→ **DIRECTIONS FOR THIS TASK**
Could the lines from the start of the data through the line with "72, left: 121" be set down exactly, with no pictures among them?

→ **RECORDS SUPPLIED**

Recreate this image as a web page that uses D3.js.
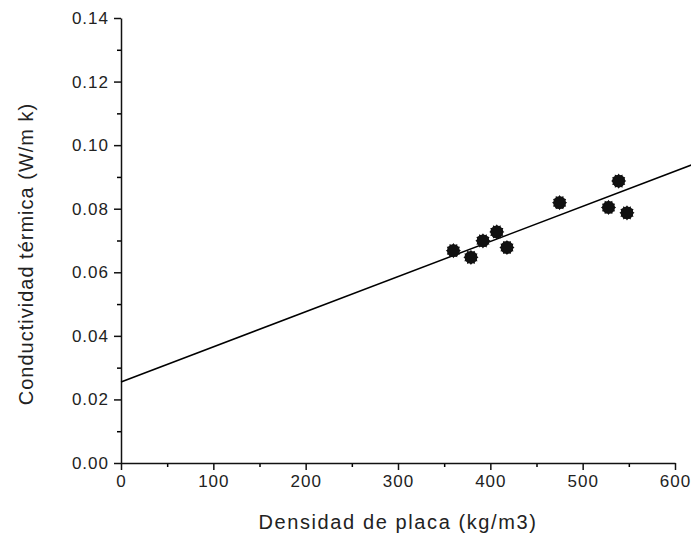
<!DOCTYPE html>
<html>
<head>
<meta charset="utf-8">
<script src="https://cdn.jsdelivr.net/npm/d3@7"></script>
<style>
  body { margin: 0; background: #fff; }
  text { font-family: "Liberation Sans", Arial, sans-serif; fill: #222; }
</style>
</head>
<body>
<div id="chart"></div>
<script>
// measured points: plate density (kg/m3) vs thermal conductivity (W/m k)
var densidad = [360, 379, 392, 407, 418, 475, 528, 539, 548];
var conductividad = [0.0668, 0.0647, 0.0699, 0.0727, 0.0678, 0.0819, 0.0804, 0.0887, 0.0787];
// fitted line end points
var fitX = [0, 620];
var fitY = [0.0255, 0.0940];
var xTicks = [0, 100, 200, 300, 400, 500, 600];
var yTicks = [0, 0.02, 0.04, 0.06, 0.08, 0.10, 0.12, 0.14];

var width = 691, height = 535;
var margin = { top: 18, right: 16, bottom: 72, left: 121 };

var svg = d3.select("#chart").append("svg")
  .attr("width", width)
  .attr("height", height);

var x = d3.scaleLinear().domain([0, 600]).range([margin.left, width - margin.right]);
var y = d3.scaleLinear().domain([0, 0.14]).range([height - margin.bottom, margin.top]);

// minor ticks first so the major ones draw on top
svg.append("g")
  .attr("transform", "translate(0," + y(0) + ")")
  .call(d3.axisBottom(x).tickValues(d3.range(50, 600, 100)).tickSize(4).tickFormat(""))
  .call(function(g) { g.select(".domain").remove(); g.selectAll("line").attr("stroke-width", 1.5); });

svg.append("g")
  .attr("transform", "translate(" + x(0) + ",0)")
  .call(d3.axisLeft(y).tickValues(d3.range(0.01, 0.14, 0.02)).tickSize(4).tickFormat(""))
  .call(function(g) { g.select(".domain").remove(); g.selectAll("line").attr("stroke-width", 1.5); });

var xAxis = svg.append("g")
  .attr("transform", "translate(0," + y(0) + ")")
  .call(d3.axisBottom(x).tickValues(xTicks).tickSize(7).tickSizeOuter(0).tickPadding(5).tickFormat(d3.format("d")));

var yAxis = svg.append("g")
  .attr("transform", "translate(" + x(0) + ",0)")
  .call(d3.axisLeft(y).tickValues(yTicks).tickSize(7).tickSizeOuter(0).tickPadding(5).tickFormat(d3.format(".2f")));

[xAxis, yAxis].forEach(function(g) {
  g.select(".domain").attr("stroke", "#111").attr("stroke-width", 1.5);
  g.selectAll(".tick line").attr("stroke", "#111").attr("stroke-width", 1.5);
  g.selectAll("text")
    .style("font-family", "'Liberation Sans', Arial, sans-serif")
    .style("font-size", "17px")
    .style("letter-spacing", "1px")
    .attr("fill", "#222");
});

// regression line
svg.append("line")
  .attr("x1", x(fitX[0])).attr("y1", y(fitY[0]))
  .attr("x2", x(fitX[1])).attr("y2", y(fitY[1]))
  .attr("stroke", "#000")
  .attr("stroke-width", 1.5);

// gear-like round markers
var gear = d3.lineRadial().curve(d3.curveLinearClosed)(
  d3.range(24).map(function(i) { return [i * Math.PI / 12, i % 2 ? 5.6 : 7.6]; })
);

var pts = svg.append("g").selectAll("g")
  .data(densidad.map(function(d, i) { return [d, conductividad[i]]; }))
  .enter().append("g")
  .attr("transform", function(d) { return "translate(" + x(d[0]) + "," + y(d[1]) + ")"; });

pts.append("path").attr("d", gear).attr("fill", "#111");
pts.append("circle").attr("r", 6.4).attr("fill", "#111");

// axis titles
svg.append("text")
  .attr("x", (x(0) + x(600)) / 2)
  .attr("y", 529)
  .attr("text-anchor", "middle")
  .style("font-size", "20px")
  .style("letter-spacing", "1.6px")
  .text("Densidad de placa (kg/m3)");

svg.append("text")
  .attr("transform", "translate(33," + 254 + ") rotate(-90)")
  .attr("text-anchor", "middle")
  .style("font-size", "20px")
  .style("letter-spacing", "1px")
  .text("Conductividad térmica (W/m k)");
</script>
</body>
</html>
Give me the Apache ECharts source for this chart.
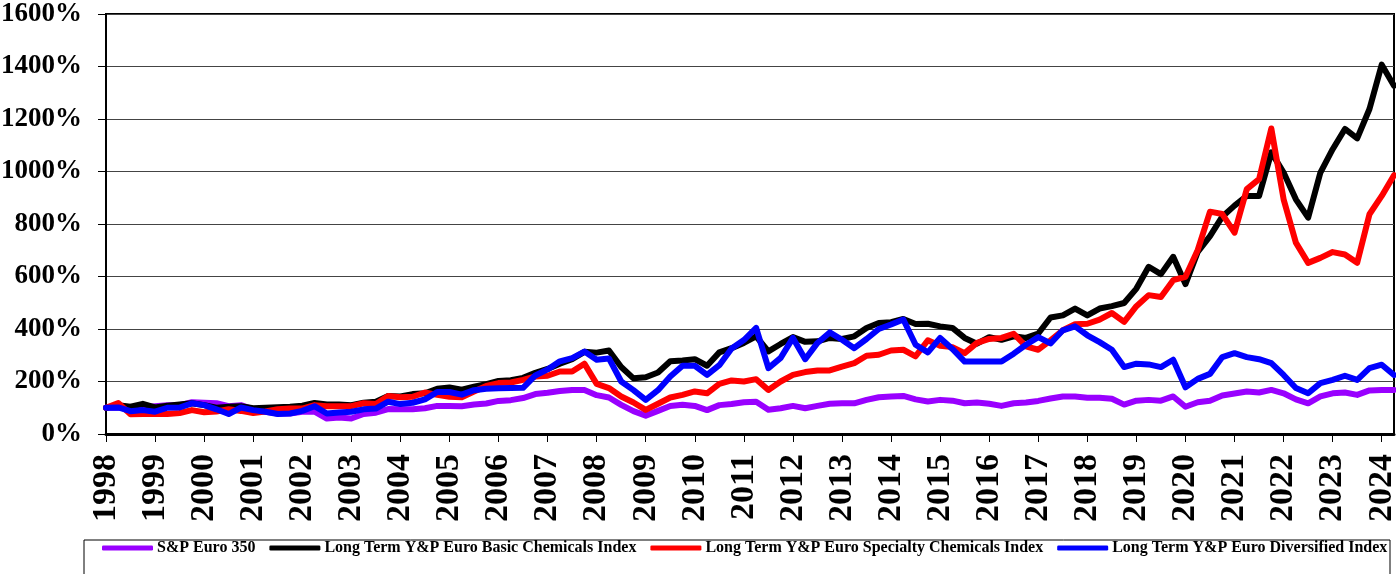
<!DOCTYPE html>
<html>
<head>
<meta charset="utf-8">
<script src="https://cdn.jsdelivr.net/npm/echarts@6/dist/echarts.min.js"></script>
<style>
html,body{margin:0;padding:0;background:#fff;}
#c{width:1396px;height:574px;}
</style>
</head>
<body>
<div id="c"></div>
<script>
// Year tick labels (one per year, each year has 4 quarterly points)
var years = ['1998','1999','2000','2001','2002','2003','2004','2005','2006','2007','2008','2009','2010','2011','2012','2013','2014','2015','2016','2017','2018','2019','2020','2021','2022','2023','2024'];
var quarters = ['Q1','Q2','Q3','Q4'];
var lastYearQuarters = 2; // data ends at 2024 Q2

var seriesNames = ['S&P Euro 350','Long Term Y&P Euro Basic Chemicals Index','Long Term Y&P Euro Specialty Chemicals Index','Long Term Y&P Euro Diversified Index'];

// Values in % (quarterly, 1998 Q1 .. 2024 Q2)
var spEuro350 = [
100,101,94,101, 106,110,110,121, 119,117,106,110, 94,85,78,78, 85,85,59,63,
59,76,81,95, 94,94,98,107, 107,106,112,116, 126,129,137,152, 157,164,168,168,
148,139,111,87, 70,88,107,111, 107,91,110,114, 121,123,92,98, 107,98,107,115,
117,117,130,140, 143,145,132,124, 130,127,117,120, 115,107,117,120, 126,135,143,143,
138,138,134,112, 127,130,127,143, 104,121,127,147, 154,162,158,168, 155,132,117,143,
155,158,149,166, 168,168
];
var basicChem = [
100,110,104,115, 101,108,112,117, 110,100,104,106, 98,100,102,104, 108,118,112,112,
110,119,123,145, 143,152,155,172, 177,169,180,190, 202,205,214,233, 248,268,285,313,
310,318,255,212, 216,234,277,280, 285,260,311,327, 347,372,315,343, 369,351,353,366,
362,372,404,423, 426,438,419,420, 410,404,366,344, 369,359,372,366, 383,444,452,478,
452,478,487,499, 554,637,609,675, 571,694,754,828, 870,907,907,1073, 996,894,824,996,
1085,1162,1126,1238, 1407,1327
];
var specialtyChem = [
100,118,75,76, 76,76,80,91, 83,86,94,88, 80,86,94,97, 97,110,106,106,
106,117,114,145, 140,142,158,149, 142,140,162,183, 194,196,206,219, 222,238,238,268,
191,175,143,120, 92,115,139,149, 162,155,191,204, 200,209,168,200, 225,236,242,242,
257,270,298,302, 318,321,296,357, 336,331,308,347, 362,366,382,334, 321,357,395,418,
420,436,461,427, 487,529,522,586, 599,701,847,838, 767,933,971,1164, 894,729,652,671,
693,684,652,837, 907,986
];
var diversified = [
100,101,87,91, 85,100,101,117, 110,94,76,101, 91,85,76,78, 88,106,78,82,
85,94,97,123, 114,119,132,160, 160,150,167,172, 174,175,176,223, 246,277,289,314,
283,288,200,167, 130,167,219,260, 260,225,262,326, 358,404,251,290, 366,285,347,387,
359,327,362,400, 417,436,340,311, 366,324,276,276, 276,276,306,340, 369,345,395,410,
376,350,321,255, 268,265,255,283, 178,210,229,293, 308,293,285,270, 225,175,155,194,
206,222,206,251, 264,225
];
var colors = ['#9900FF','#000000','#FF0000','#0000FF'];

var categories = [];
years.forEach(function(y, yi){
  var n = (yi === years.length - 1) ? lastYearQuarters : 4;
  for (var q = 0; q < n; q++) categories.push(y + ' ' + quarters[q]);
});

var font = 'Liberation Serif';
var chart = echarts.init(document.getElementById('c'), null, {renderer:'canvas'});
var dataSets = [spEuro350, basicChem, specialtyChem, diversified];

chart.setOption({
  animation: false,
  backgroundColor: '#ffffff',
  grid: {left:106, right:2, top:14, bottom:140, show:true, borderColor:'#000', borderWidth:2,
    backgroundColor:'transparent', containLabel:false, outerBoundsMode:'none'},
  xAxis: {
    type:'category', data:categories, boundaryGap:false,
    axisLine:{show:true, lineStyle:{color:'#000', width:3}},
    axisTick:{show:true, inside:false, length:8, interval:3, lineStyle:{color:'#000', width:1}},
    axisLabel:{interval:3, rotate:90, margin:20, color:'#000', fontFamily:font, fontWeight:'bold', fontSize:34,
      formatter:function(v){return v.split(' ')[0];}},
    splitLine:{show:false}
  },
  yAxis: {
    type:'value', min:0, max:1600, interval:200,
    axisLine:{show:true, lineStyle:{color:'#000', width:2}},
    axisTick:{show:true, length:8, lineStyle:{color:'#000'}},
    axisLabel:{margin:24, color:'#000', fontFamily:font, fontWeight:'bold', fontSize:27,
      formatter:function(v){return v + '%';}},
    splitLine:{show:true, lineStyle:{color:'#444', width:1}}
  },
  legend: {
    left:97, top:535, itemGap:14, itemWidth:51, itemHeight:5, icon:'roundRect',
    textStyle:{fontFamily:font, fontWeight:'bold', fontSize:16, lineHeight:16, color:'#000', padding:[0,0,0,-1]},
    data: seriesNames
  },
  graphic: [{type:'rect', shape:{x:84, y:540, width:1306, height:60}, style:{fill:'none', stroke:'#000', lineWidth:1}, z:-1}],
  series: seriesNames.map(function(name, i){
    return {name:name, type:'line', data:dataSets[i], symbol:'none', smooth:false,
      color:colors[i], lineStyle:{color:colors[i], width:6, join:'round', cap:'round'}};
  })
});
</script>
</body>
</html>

→ **SOLUTION TO THE PROBLEM**
Recreate this image as a web page that uses D3.js.
<!DOCTYPE html>
<html>
<head>
<meta charset="utf-8">
<script src="https://cdn.jsdelivr.net/npm/d3@7"></script>
<style>
  body { margin: 0; background: #fff; }
  text { font-family: "Liberation Sans", Arial, sans-serif; fill: #222; }
</style>
</head>
<body>
<div id="chart"></div>
<script>
// measured points: plate density (kg/m3) vs thermal conductivity (W/m k)
var densidad = [360, 379, 392, 407, 418, 475, 528, 539, 548];
var conductividad = [0.0668, 0.0647, 0.0699, 0.0727, 0.0678, 0.0819, 0.0804, 0.0887, 0.0787];
// fitted line end points
var fitX = [0, 620];
var fitY = [0.0255, 0.0940];
var xTicks = [0, 100, 200, 300, 400, 500, 600];
var yTicks = [0, 0.02, 0.04, 0.06, 0.08, 0.10, 0.12, 0.14];

var width = 691, height = 535;
var margin = { top: 18, right: 16, bottom: 72, left: 121 };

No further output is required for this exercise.